-- Listed entries --
(begin)

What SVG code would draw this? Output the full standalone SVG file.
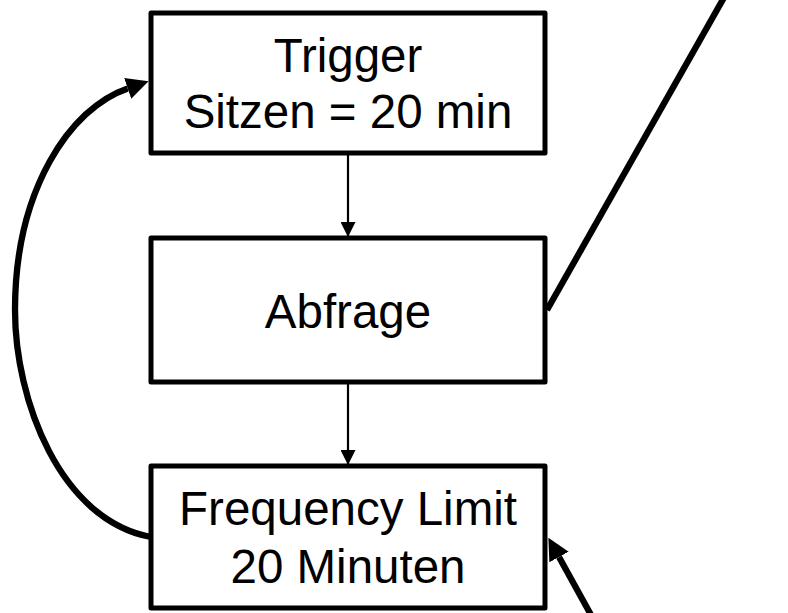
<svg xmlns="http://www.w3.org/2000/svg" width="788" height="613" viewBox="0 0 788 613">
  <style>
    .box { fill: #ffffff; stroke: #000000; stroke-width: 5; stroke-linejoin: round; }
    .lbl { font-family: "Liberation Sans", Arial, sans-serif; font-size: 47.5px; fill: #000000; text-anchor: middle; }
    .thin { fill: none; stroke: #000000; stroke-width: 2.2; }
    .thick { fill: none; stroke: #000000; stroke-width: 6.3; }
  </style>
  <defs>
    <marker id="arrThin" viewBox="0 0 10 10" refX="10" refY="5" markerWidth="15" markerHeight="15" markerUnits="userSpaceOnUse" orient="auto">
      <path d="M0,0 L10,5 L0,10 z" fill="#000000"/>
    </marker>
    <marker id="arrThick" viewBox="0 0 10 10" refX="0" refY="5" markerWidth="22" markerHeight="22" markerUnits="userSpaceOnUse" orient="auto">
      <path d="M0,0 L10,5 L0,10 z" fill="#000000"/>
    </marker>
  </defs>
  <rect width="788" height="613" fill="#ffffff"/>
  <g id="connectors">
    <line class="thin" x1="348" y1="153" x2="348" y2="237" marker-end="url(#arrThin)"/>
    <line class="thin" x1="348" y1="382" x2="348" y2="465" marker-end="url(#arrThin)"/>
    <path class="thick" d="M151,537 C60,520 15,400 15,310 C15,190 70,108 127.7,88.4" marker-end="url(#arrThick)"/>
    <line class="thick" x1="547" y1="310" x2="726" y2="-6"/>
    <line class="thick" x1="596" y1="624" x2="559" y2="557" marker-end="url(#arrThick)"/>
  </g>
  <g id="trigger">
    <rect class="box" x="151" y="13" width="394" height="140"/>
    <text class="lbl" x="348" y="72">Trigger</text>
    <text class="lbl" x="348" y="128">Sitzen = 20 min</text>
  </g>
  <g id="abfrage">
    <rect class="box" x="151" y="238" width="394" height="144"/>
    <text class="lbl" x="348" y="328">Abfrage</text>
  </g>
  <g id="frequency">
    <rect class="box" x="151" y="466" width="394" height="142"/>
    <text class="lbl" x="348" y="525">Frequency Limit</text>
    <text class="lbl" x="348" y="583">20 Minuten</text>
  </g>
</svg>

(end)
(begin)

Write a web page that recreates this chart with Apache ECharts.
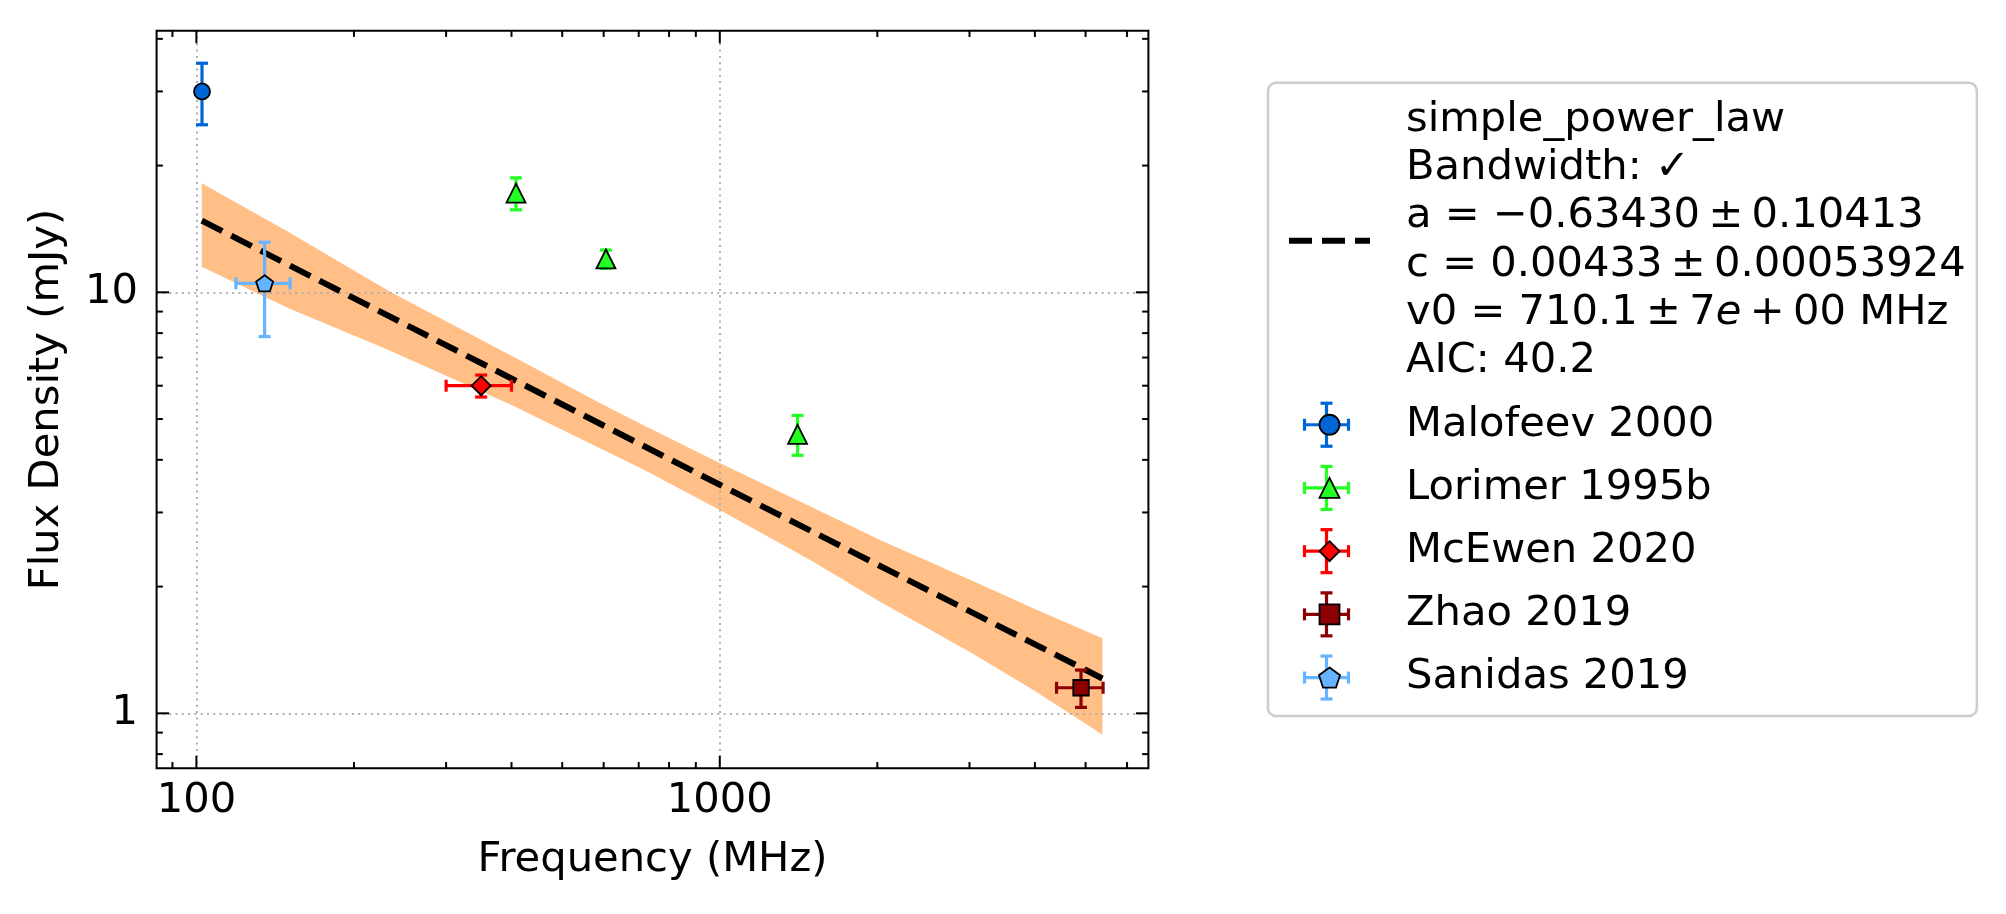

(end)

Copy out all lines from the material above that contain the string "this".

What SVG code would draw this? Output the full standalone SVG file.
Write a web page that recreates this chart with Apache ECharts.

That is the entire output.